Since I wrote about United States v. Weindl on November 28th, Principal caught with CP when FBI agent returns son's school laptop with spyware still on it; court denies suppression, the story was picked up by Kashmir Hill at Forbes (by way of Eric Goldman), An FBI Dad's Misadventures With Spyware Exposed School Principal's Child Porn Searches, and from there spread like wildfire to various other sites.
Today, Robert X. Cringely, on his Infoworld blog "Notes from the field" highlighted the story as well - School for scandal: FBI spyware nabs pervy principal.

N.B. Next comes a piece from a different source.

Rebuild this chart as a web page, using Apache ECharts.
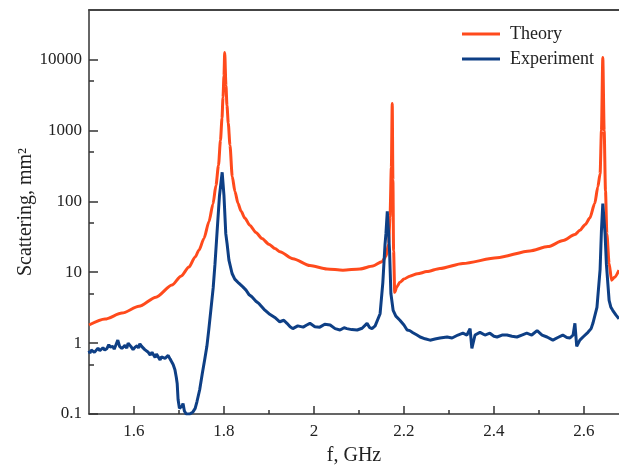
<!DOCTYPE html>
<html>
<head>
<meta charset="utf-8">
<script src="https://cdn.jsdelivr.net/npm/echarts@6/dist/echarts.min.js"></script>
<style>
  html, body { margin: 0; padding: 0; background: #fff; }
  #chart { width: 619px; height: 466px; }
</style>
</head>
<body>
<div id="chart"></div>
<script>
// x ticks (GHz)
var xTicks = [1.6, 1.8, 2, 2.2, 2.4, 2.6];
var xMinorTicks = [1.7, 1.9, 2.1, 2.3, 2.5];
// y ticks (log)
var yTicks = [0.1, 1, 10, 100, 1000, 10000];
var yMinorTicks = [0.5, 5, 50, 500, 5000];

// Theory curve
var theoryF = [1.500, 1.5356, 1.5733, 1.6111, 1.6489, 1.6844, 1.7044, 1.7222, 1.7356, 1.7444,
  1.7556, 1.7667, 1.7756, 1.7822, 1.7878, 1.7922, 1.7956, 1.7978, 1.8000, 1.8016,
  1.8044, 1.8067, 1.8096, 1.8133, 1.8184, 1.8244, 1.8311, 1.8378, 1.8467, 1.8578,
  1.8711, 1.8844, 1.9000, 1.9133, 1.9244, 1.9533, 1.9911, 2.0289, 2.0644, 2.1022,
  2.1311, 2.1511, 2.1600, 2.166, 2.169, 2.172, 2.174, 2.1755, 2.177, 2.1795,
  2.184, 2.191, 2.200, 2.213, 2.230, 2.251, 2.280, 2.331, 2.407, 2.480,
  2.520, 2.554, 2.580, 2.591, 2.603, 2.613, 2.624, 2.631, 2.636, 2.639,
  2.642, 2.645, 2.648, 2.651, 2.656, 2.6615, 2.668, 2.678];
var theoryV = [1.8, 2.18, 2.65, 3.3, 4.45, 6.6, 8.8, 11.8, 16.3, 20.4,
  30, 52, 92, 168, 321, 725, 1480, 2920, 5920, 12600,
  4300, 2240, 1260, 620, 224, 138, 94, 73, 57.5, 45.7,
  36.3, 29.9, 24.8, 21.6, 19.5, 15.5, 12.4, 11.1, 10.7, 11.1,
  12.2, 14.1, 16.6, 25, 60, 300, 2400, 200, 20, 5.2,
  6.2, 7.2, 8, 8.8, 9.5, 10.2, 11.3, 13.3, 16, 20,
  23, 28, 34, 39, 47, 58, 93, 160, 245, 1000,
  10700, 1000, 140, 35, 13.4, 7.7, 8.5, 10.7];

// Experiment curve
var expF = [1.500, 1.502, 1.505, 1.509, 1.512, 1.516, 1.520, 1.524, 1.527, 1.531,
  1.535, 1.540, 1.544, 1.547, 1.550, 1.553, 1.556, 1.560, 1.564, 1.568,
  1.573, 1.577, 1.580, 1.584, 1.587, 1.590, 1.593, 1.598, 1.602, 1.607,
  1.610, 1.613, 1.617, 1.620, 1.624, 1.627, 1.631, 1.636, 1.640, 1.642,
  1.647, 1.650, 1.653, 1.658, 1.661, 1.664, 1.669, 1.673, 1.676, 1.680,
  1.684, 1.687, 1.691, 1.694, 1.696, 1.698, 1.701, 1.704, 1.707, 1.709,
  1.712, 1.716, 1.720, 1.724, 1.727, 1.731, 1.736, 1.740, 1.746, 1.752,
  1.757, 1.762, 1.766, 1.771, 1.776, 1.780, 1.785, 1.790, 1.796, 1.800,
  1.804, 1.807, 1.811, 1.818, 1.824, 1.833, 1.842, 1.849, 1.856, 1.862,
  1.871, 1.878, 1.889, 1.900, 1.913, 1.924, 1.933, 1.940, 1.947, 1.953,
  1.964, 1.976, 1.984, 1.991, 2.002, 2.013, 2.024, 2.036, 2.047, 2.058,
  2.067, 2.073, 2.084, 2.096, 2.107, 2.118, 2.124, 2.129, 2.136, 2.140,
  2.147, 2.153, 2.158, 2.160, 2.163, 2.166, 2.168, 2.171, 2.176, 2.182,
  2.191, 2.200, 2.207, 2.213, 2.220, 2.229, 2.236, 2.247, 2.258, 2.269,
  2.280, 2.296, 2.307, 2.320, 2.331, 2.340, 2.347, 2.351, 2.358, 2.369,
  2.380, 2.391, 2.400, 2.407, 2.418, 2.429, 2.440, 2.451, 2.462, 2.473,
  2.484, 2.496, 2.507, 2.518, 2.531, 2.542, 2.553, 2.562, 2.569, 2.576,
  2.580, 2.584, 2.591, 2.598, 2.609, 2.616, 2.620, 2.629, 2.636, 2.639,
  2.642, 2.647, 2.650, 2.656, 2.660, 2.664, 2.671, 2.678];
var expV = [0.78, 0.72, 0.8, 0.81, 0.74, 0.76, 0.85, 0.78, 0.83, 0.86,
  0.8, 0.84, 0.95, 0.88, 0.92, 0.9, 0.82, 0.95, 1.1, 0.9,
  0.84, 0.88, 0.93, 0.85, 1.0, 0.94, 0.9, 0.81, 0.87, 0.92,
  0.85, 0.98, 0.9, 0.86, 0.81, 0.78, 0.75, 0.68, 0.74, 0.72,
  0.63, 0.7, 0.66, 0.58, 0.64, 0.62, 0.61, 0.65, 0.67, 0.6,
  0.58, 0.5, 0.42, 0.33, 0.27, 0.16, 0.12, 0.125, 0.13, 0.14,
  0.11, 0.1, 0.1, 0.1, 0.1, 0.107, 0.12, 0.15, 0.22, 0.38,
  0.58, 0.9, 1.5, 3, 6, 13, 40, 120, 257, 120,
  35, 25, 14.8, 9.6, 8, 7, 6.2, 5.6, 4.8, 4.5,
  3.9, 3.6, 3.0, 2.6, 2.3, 2.0, 2.1, 1.9, 1.7, 1.6,
  1.75, 1.68, 1.8, 1.9, 1.7, 1.68, 1.85, 1.8, 1.6, 1.53,
  1.65, 1.6, 1.55, 1.53, 1.62, 1.9, 1.65, 1.6, 1.75, 1.7,
  2.6, 7, 25, 35, 72, 35, 20, 5, 2.9, 2.4,
  2.1, 1.8, 1.53, 1.5, 1.4, 1.3, 1.22, 1.15, 1.1, 1.14,
  1.18, 1.22, 1.18, 1.3, 1.38, 1.3, 1.6, 0.84, 1.3, 1.42,
  1.3, 1.38, 1.25, 1.22, 1.3, 1.3, 1.25, 1.22, 1.3, 1.38,
  1.3, 1.5, 1.3, 1.22, 1.1, 1.2, 1.3, 1.2, 1.18, 1.3,
  1.9, 0.9, 1.1, 1.22, 1.42, 1.6, 1.9, 3.2, 11, 39,
  93, 35, 13, 4, 3.2, 2.9, 2.5, 2.2];

var serif = 'Liberation Serif';
var axisColor = '#333';

function pairs(xs, ys) {
  return xs.map(function (x, i) { return [x, ys[i]]; });
}

var chart = echarts.init(document.getElementById('chart'));
var option = {
  animation: false,
  backgroundColor: '#fff',
  grid: { left: 89, right: 0, top: 10, bottom: 52, outerBoundsMode: 'none' },
  legend: {
    orient: 'vertical',
    left: 457,
    top: 20,
    icon: 'rect',
    itemWidth: 38,
    itemHeight: 3,
    itemGap: 7,
    textStyle: { fontFamily: serif, fontSize: 18, color: '#222', padding: [0, 0, 0, 5] },
    data: ['Theory', 'Experiment']
  },
  xAxis: [{
    type: 'value',
    min: 1.5,
    max: 2.678,
    name: 'f, GHz',
    nameLocation: 'middle',
    nameGap: 32,
    nameMoveOverlap: false,
    nameTextStyle: { fontFamily: serif, fontSize: 20, color: '#222' },
    axisLine: { lineStyle: { color: axisColor, width: 1.5 } },
    axisTick: { inside: true, length: 8, customValues: xTicks, lineStyle: { color: axisColor, width: 1.5 } },
    axisLabel: { customValues: xTicks, margin: 9, fontFamily: serif, fontSize: 17, color: '#222' },
    splitLine: { show: false }
  }, {
    type: 'value',
    min: 1.5,
    max: 2.678,
    position: 'bottom',
    axisLine: { show: false },
    axisTick: { inside: true, length: 4, customValues: xMinorTicks, lineStyle: { color: axisColor, width: 1.5 } },
    axisLabel: { show: false },
    splitLine: { show: false }
  }, {
    type: 'value',
    min: 1.5,
    max: 2.678,
    position: 'top',
    axisLine: { lineStyle: { color: '#444', width: 2 } },
    axisTick: { show: false },
    axisLabel: { show: false },
    splitLine: { show: false }
  }],
  yAxis: [{
    type: 'log',
    logBase: 10,
    min: 0.1,
    max: 50000,
    name: 'Scattering, mm²',
    nameLocation: 'middle',
    nameGap: 53,
    nameMoveOverlap: false,
    nameTextStyle: { fontFamily: serif, fontSize: 20, color: '#222' },
    axisLine: { show: true, lineStyle: { color: axisColor, width: 1.5 } },
    axisTick: { inside: true, length: 9, customValues: yTicks, lineStyle: { color: axisColor, width: 1.5 } },
    axisLabel: {
      customValues: yTicks,
      margin: 7,
      fontFamily: serif,
      fontSize: 17,
      color: '#222',
      formatter: function (v) { return String(+Number(v).toPrecision(6)); }
    },
    splitLine: { show: false }
  }, {
    type: 'log',
    logBase: 10,
    min: 0.1,
    max: 50000,
    position: 'left',
    axisLine: { show: false },
    axisTick: { inside: true, length: 5, customValues: yMinorTicks, lineStyle: { color: axisColor, width: 1.5 } },
    axisLabel: { show: false },
    splitLine: { show: false }
  }],
  series: [{
    name: 'Theory',
    type: 'line',
    xAxisIndex: 0,
    yAxisIndex: 0,
    data: pairs(theoryF, theoryV),
    showSymbol: false,
    smooth: 0.25,
    smoothMonotone: 'x',
    color: '#FF4A1C',
    lineStyle: { width: 3, color: '#FF4A1C' }
  }, {
    name: 'Experiment',
    type: 'line',
    xAxisIndex: 0,
    yAxisIndex: 0,
    data: pairs(expF, expV),
    showSymbol: false,
    color: '#0E3F85',
    lineStyle: { width: 3, color: '#0E3F85' }
  }]
};
chart.setOption(option);
</script>
</body>
</html>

In the story, he states:
When spooks spy on their kids -- and happen to ensnare adults doing things they shouldn't -- isn't that illegal spying? I asked cyber lawyer Jonathan Ezor, Director of the Touro Law Center Institute for Business, Law and Technology in Islip, New York.
Though Ezor cautioned that he is not a criminal attorney, he says Auther's discovery of Weindl's dark deeds probably falls under the "in plain sight" exception for evidence. If you open the door for the cops and they see a big pile of cocaine sitting on your coffee table, they have every right to break down the door, then seize you and the drugs, no warrant required.

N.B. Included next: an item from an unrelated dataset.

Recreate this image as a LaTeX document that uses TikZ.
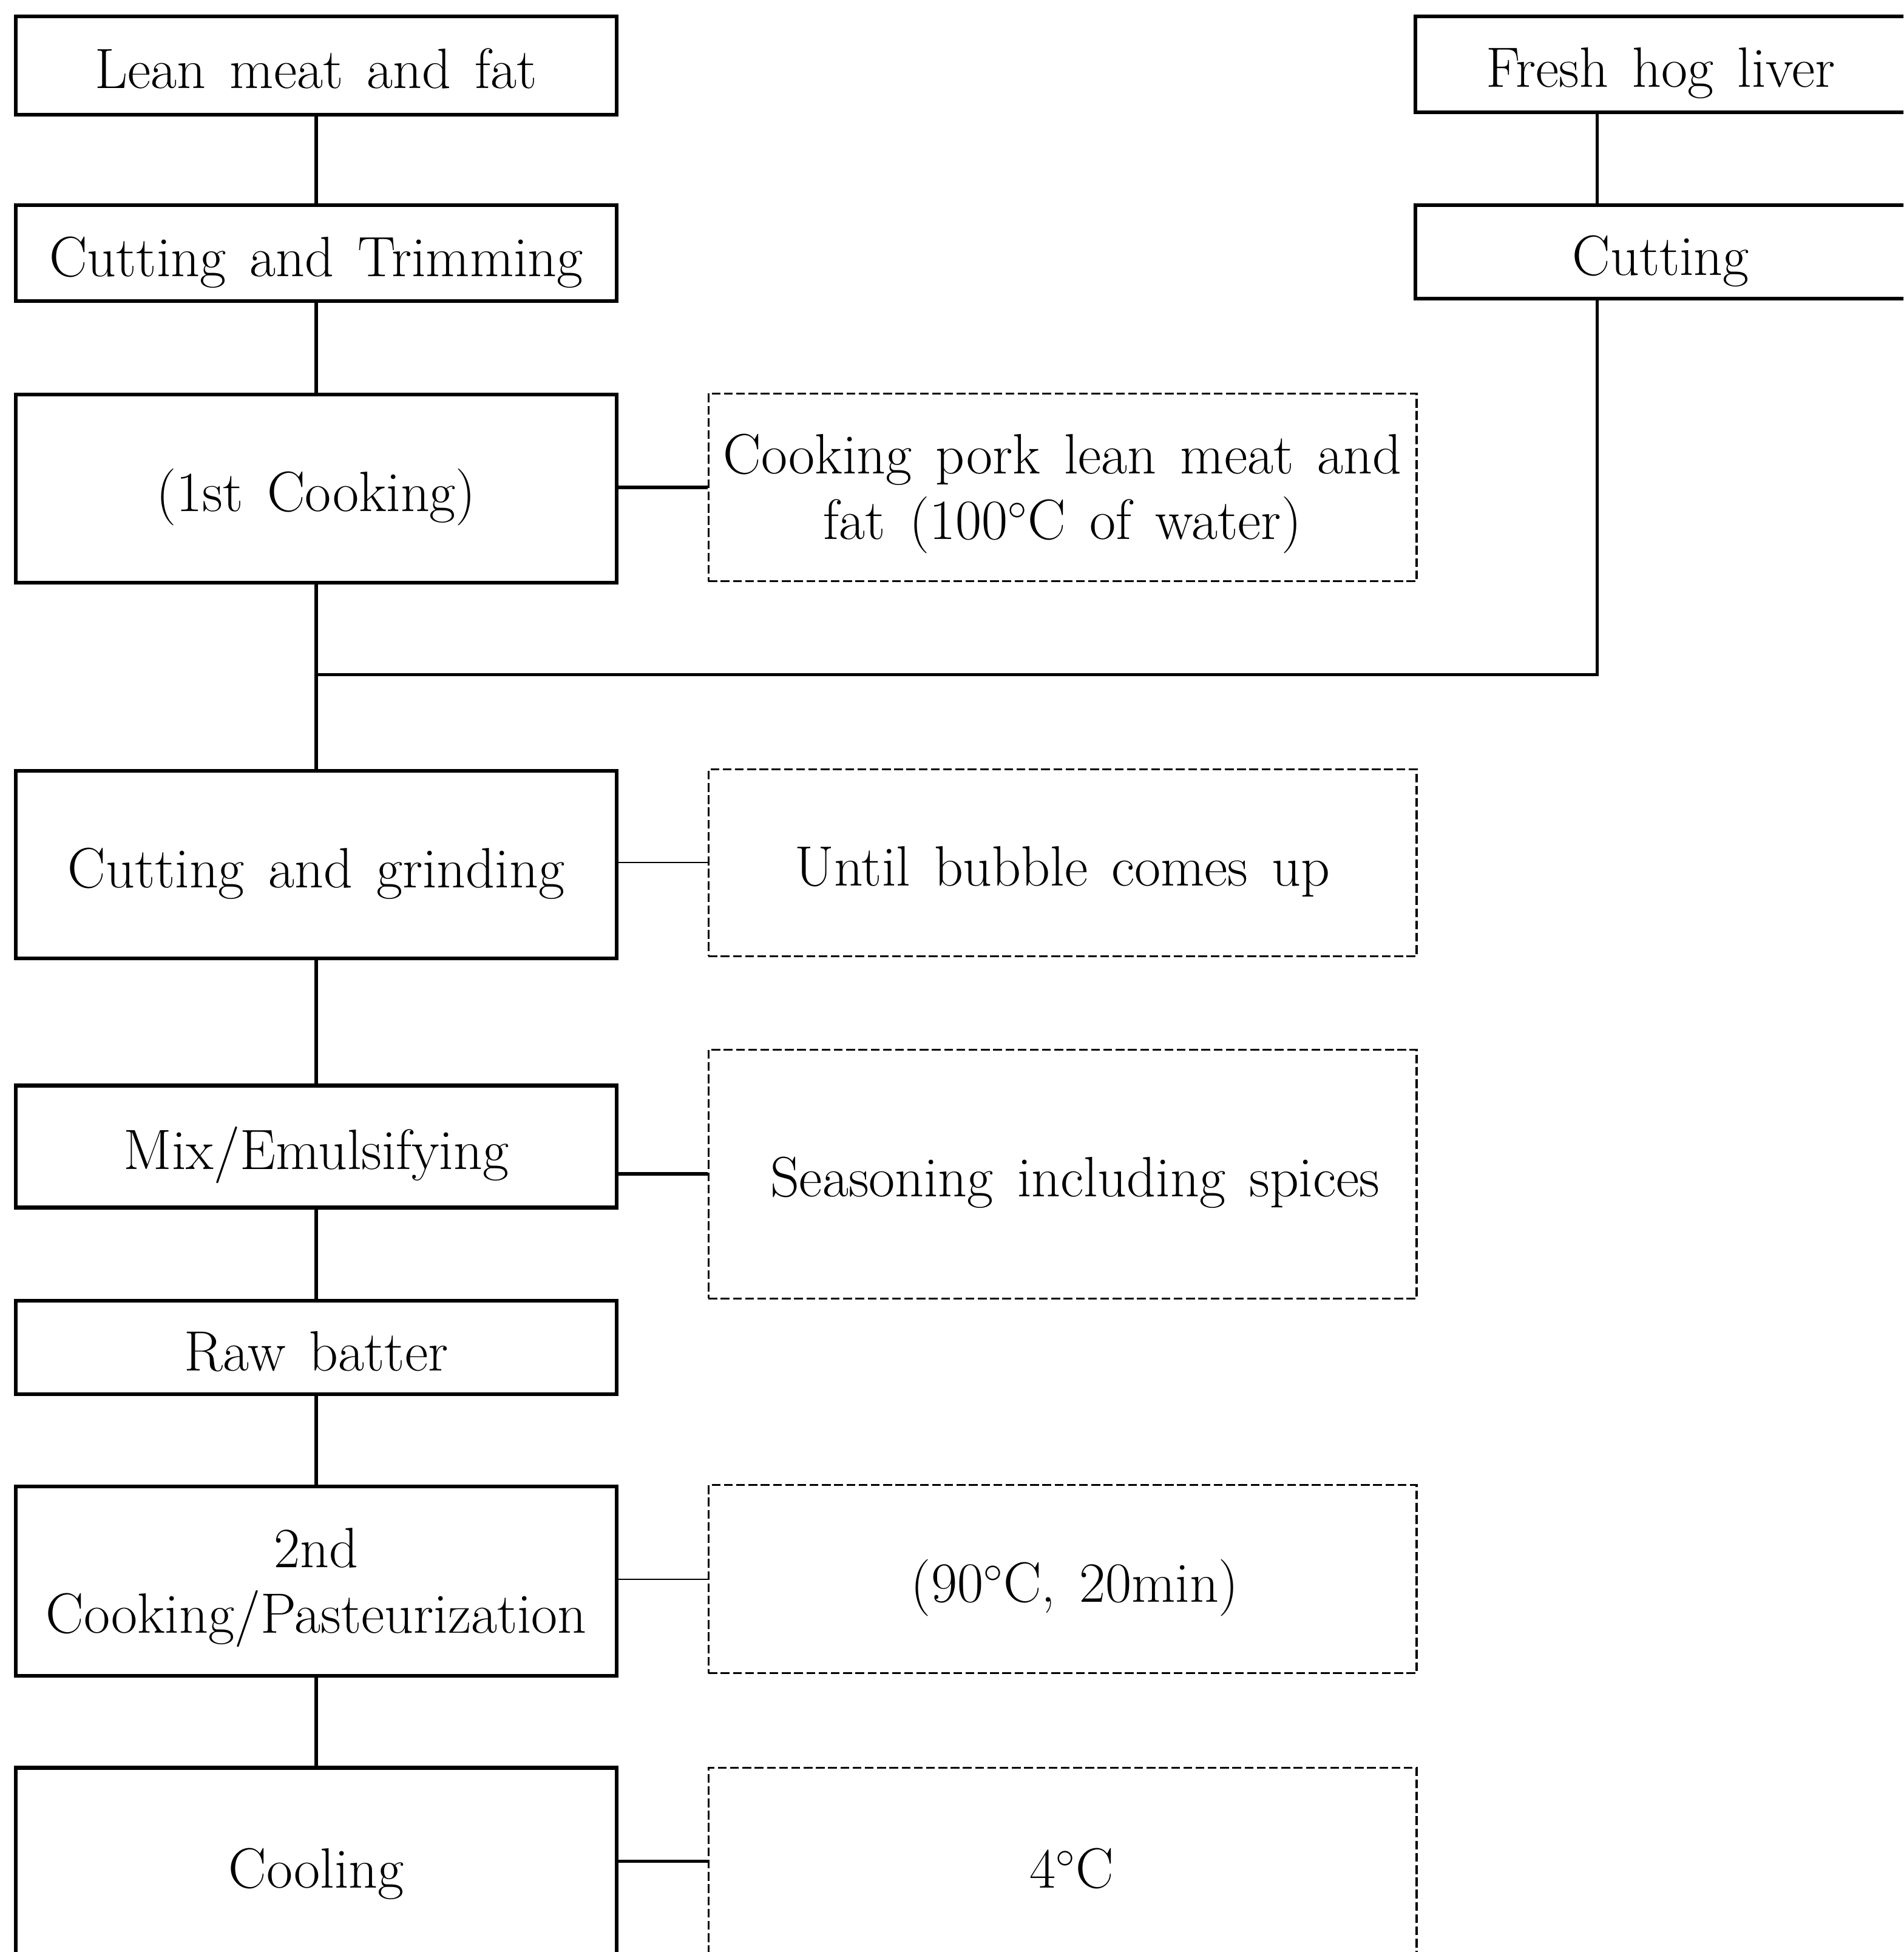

The more important issue, says Ezor, was what the feds told Weindl when they sat down with him in his office and whether they read him his rights. That might have a greater bearing on whether his Fourth Amendment rights were violated.

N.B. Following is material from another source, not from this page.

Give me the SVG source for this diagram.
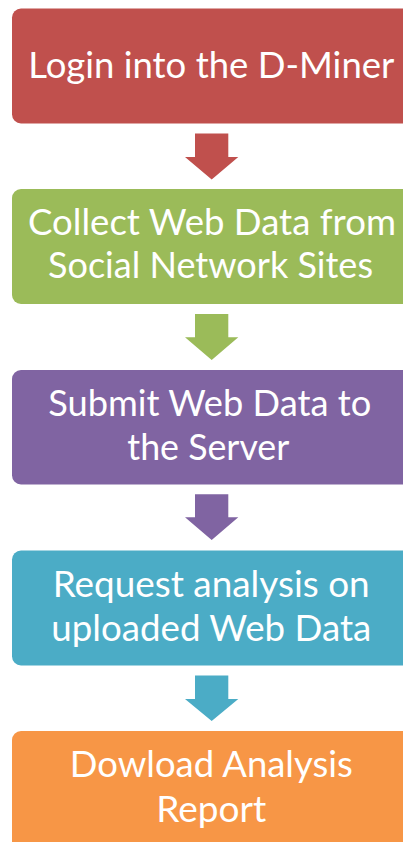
<svg xmlns="http://www.w3.org/2000/svg" width="403" height="842" viewBox="0 0 403 842">
<style>
.box{stroke:none}
.t{font-family:Lato,"Open Sans","Liberation Sans",sans-serif;font-size:37px;fill:#FFFFFF;text-anchor:middle}
.red{fill:#C0504D}.green{fill:#9BBB59}.purple{fill:#8064A2}.teal{fill:#4BACC6}.orange{fill:#F79646}
</style>
<rect width="403" height="842" fill="#FFFFFF"/>
<g id="node-login">
<rect class="box red" x="12" y="8.5" width="399" height="115" rx="9"/>
<text class="t" x="211.3" y="77.7" textLength="366" lengthAdjust="spacingAndGlyphs">Login into the D-Miner</text>
</g>
<g id="node-collect">
<rect class="box green" x="12" y="189" width="399" height="115" rx="9"/>
<text class="t" x="212" y="235" textLength="368" lengthAdjust="spacingAndGlyphs">Collect Web Data from</text>
<text class="t" x="210.5" y="278.3" textLength="325" lengthAdjust="spacingAndGlyphs">Social Network Sites</text>
</g>
<g id="node-submit">
<rect class="box purple" x="12" y="370" width="399" height="114.5" rx="9"/>
<text class="t" x="209.7" y="416" textLength="323" lengthAdjust="spacingAndGlyphs">Submit Web Data to</text>
<text class="t" x="208.3" y="460" textLength="162" lengthAdjust="spacingAndGlyphs">the Server</text>
</g>
<g id="node-request">
<rect class="box teal" x="12" y="550.5" width="399" height="115" rx="9"/>
<text class="t" x="211.2" y="596.7" textLength="317" lengthAdjust="spacingAndGlyphs">Request analysis on</text>
<text class="t" x="211.3" y="640.7" textLength="320" lengthAdjust="spacingAndGlyphs">uploaded Web Data</text>
</g>
<g id="node-download">
<rect class="box orange" x="12" y="731" width="399" height="130" rx="9"/>
<text class="t" x="211.3" y="776.7" textLength="283" lengthAdjust="spacingAndGlyphs">Dowload Analysis</text>
<text class="t" x="211.2" y="821.7" textLength="110" lengthAdjust="spacingAndGlyphs">Report</text>
</g>
<g id="connectors">
<path class="red" d="M195,133.5 H228.3 V157 H238.3 L211.7,179.5 L185,157 H195 Z"/>
<path class="green" d="M195,314 H228.3 V337.3 H238.3 L211.7,360 L185,337.3 H195 Z"/>
<path class="purple" d="M195,494.3 H228.3 V517.3 H238.3 L211.7,540 L185,517.3 H195 Z"/>
<path class="teal" d="M195,675.5 H228.3 V699 H238.3 L211.7,721 L185,699 H195 Z"/>
</g>
</svg>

On the other hand, Justin P. Webb of the CyberCrime Review blog says the court was wrong across the board (though he's saving his reasons why for a future blog post).Two things:
(1) With all due respect to Jonathan Ezor, he clearly did not read the case. As I stated in my write-up, the court expressly dismissed the plain view exception to the warrant requirement. You cannot argue for plain view when you are somewhere you weren't authorized to be. Further, and as the case states specifically, Weindl was not read his rights" when [the the two FBI agents] sat down with him in his office." Most importantly: the significant implications of the case, which Weindl's attorney assured me will reach the the 9th Circuit, do not revolve around the interrogation, but the search.
(2) Cringely is correct to note that I believe the Weindl opinion was wrong across the board. While my post on that issue is not up yet, it will be within 48 hours.